Im Sommer 2003 höhnte der Vorsitzende des Interessenverbandes der Flughafenbetreiber, Keith Jowett, zwar "Es müsste schon ein mutiger Abgeordneter sein, der seinen Wählern erklärt, dass sie sich ihren hart verdienten Auslandsurlaub nicht mehr leisten können, ganz zu schweigen davon, dass Unternehmer aus seinem Wahlkreis auf essentielle Flugverbindungen verzichten sollen! " Doch das klang schon wie das Pfeifen im Wald: Im Juli hatte eine parteiübergreifende Umweltkommission des Parlaments bereits gefordert, jeder Flugverkehrspassagier möge eine 'Emissionsabgabe' zahlen, um für die durch seine Reise entstandene Treibhausgasverschmutzung aufzukommen. Der Leiter der Umweltkommission, Tory-Abgeordneter Peter Ainsworth: "Wir brauchen Flugpreise, die die wahren Kosten der Umweltverschmutzung widerspiegeln. " Er  warf der Regierung eine Begünstigung des Flugverkehrs vor und kritisierte die vorgelegten Wachstumszahlen. Wenn der Flugverkehr in Großbritannien wirklich um 4% pro Jahr wachse, bräuchte man ab 2030 alle drei Jahre ein neues Heathrow. Ainsworth: "Das ist Nonsens. " Die Umweltkommission schlug vor, die derzeitigen Flughafengebühren durch eine Mehrwertsteuer sowie eine "Emissionsabgabe" für jedes Flugticket zu ersetzen.
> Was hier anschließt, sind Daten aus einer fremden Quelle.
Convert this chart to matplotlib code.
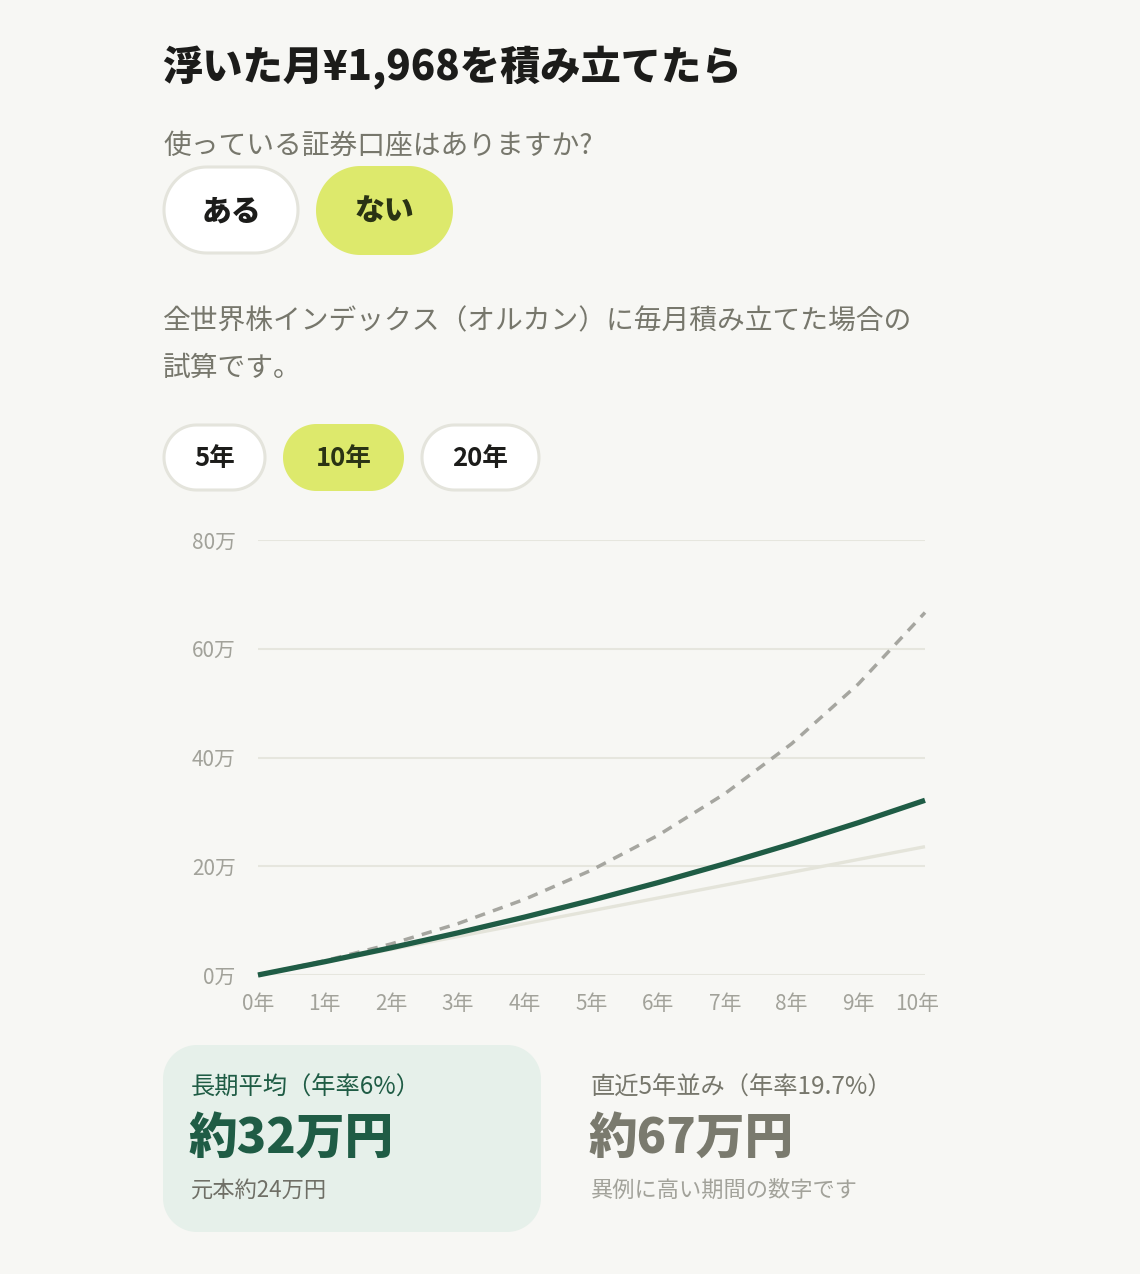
import matplotlib
matplotlib.use("Agg")
import numpy as np
import matplotlib.pyplot as plt
import matplotlib.transforms as mtransforms
from matplotlib.patches import Polygon

plt.rcParams['font.family'] = ['Noto Sans CJK JP', 'DejaVu Sans']

# ---- data (万円) ----
years = [0, 1, 2, 3, 4, 5, 6, 7, 8, 9, 10]
year_labels = ["0年", "1年", "2年", "3年", "4年", "5年", "6年", "7年", "8年", "9年", "10年"]
principal = [0, 2.36, 4.72, 7.08, 9.45, 11.81, 14.17, 16.53, 18.89, 21.25, 23.6]
avg_6pct = [0, 2.44, 5.02, 7.76, 10.66, 13.74, 17.0, 20.46, 24.12, 28.01, 32.13]
recent_197pct = [0, 2.61, 5.73, 9.46, 13.93, 19.28, 25.7, 33.35, 42.53, 53.51, 66.66]
y_ticks = [0, 20, 40, 60, 80]
y_tick_labels = ["0万", "20万", "40万", "60万", "80万"]
period_options = ["5年", "10年", "20年"]
account_options = ["ある", "ない"]

BG = "#f7f7f4"
LIME = "#dde96c"
DARK_GREEN = "#1f5c45"
GREY_TEXT = "#77776c"
LIGHT_GREY = "#a2a29a"
GRID = "#e6e6de"
BORDER = "#e4e4dc"

W, H = 1140, 1274
fig = plt.figure(figsize=(W / 100, H / 100), dpi=100, facecolor=BG)

# overlay in pixel coordinates
ov = fig.add_axes([0, 0, 1, 1])
ov.set_xlim(0, W)
ov.set_ylim(H, 0)
ov.axis("off")
ov.set_facecolor(BG)


def rounded(x0, y0, x1, y1, fc, ec=None, lw=0, r=None):
    h = y1 - y0
    w = x1 - x0
    if r is None:
        r = h / 2
    r = min(r, h / 2, w / 2)
    pts = []
    corners = [(x1 - r, y0 + r, -90, 0), (x1 - r, y1 - r, 0, 90),
               (x0 + r, y1 - r, 90, 180), (x0 + r, y0 + r, 180, 270)]
    for cx, cy, a0, a1 in corners:
        a = np.radians(np.linspace(a0, a1, 30))
        pts.extend(zip(cx + r * np.cos(a), cy + r * np.sin(a)))
    p = Polygon(pts, closed=True, fc=fc, ec=ec if ec else fc, lw=lw,
                joinstyle="round")
    ov.add_patch(p)


# title
ov.text(162, 68, "浮いた月¥1,968を積み立てたら", fontsize=29, fontweight="heavy",
        color="#1c1c1a", va="center", ha="left")
ov.text(163, 146, "使っている証券口座はありますか?", fontsize=20,
        color=GREY_TEXT, va="center", ha="left")

# account buttons
rounded(164, 167, 298, 253, "white", BORDER, 2.2)
ov.text(231, 211, account_options[0], fontsize=21.5, fontweight="heavy",
        color="#1c1c1a", ha="center", va="center")
rounded(316, 166, 453, 255, LIME)
ov.text(384.5, 211, account_options[1], fontsize=21.5, fontweight="heavy",
        color="#2a3314", ha="center", va="center")

# paragraph
ov.text(163, 321, "全世界株インデックス（オルカン）に毎月積み立てた場合の", fontsize=20,
        color=GREY_TEXT, va="center", ha="left")
ov.text(163, 368, "試算です。", fontsize=20, color=GREY_TEXT, va="center", ha="left")

# period buttons
period_boxes = [(164, 425, 265, 490), (283, 424, 404, 491), (422, 425, 539, 490)]
for lab, (x0, y0, x1, y1) in zip(period_options, period_boxes):
    if lab == "10年":
        rounded(x0, y0, x1, y1, LIME)
        col = "#2a3314"
    else:
        rounded(x0, y0, x1, y1, "white", BORDER, 2.2)
        col = "#1c1c1a"
    ov.text((x0 + x1) / 2, (y0 + y1) / 2 + 1, lab, fontsize=18.5, fontweight="bold",
            color=col, ha="center", va="center")

# result cards
rounded(163, 1045, 541, 1232, "#e6f0ea", r=34)
ov.text(191, 1088, "長期平均（年率6%）", fontsize=17.5, color=DARK_GREEN, va="center", ha="left")
ov.text(189, 1138, "約32万円", fontsize=35, fontweight="heavy", color=DARK_GREEN,
        va="center", ha="left")
ov.text(191, 1190, "元本約24万円", fontsize=16, color="#6f6f66", va="center", ha="left")

ov.text(591, 1088, "直近5年並み（年率19.7%）", fontsize=17.5, color=GREY_TEXT, va="center", ha="left")
ov.text(589, 1138, "約67万円", fontsize=35, fontweight="heavy", color="#7a7a6e",
        va="center", ha="left")
ov.text(591, 1190, "異例に高い期間の数字です", fontsize=16, color=LIGHT_GREY, va="center", ha="left")

# ---- chart ----
ax = fig.add_axes([258 / W, 1 - 975 / H, (925 - 258) / W, (975 - 540) / H])
ax.set_facecolor("none")
ax.set_xlim(0, 10)
ax.set_ylim(0, 80)
for s in ax.spines.values():
    s.set_visible(False)
ax.set_yticks(y_ticks)
ax.set_yticklabels(y_tick_labels)
ax.set_xticks(years)
ax.set_xticklabels(year_labels)
ax.tick_params(length=0, colors=LIGHT_GREY, labelsize=15)
ax.tick_params(axis="y", pad=16)
ax.tick_params(axis="x", pad=13)
ax.grid(axis="y", color=GRID, lw=1.5)
ax.set_axisbelow(True)

# last x label sits slightly left (kept inside the chart area)
last = ax.get_xticklabels()[-1]
last.set_transform(last.get_transform() +
                   mtransforms.ScaledTranslation(-8 / 100, 0, fig.dpi_scale_trans))

ax.plot(years, principal, color="#e4e4da", lw=2.4, clip_on=False, zorder=2,
        solid_capstyle="butt")
ax.plot(years, recent_197pct, color="#a6a6a0", lw=2.5, ls=(0, (3, 2.4)),
        clip_on=False, zorder=3)
ax.plot(years, avg_6pct, color=DARK_GREEN, lw=3.8, clip_on=False, zorder=4,
        solid_capstyle="butt", solid_joinstyle="round")

fig.savefig("out.png", dpi=100, facecolor=BG)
Die britische Flugverkehrs-Diskussion erfuhr jetzt Unterstützung durch ein positives Signal von der EU: Ende Oktober 2003 erzielten die EU-Umweltminister in Luxemburg einen Durchbruch bei der Harmonisierung der Energiesteuern. Ihre Richtlinie macht es grundsätzlich rechtlich möglich, Kerosin auf nationalen Flügen sowie auf Flügen zwischen Mitgliedsstaaten zu besteuern.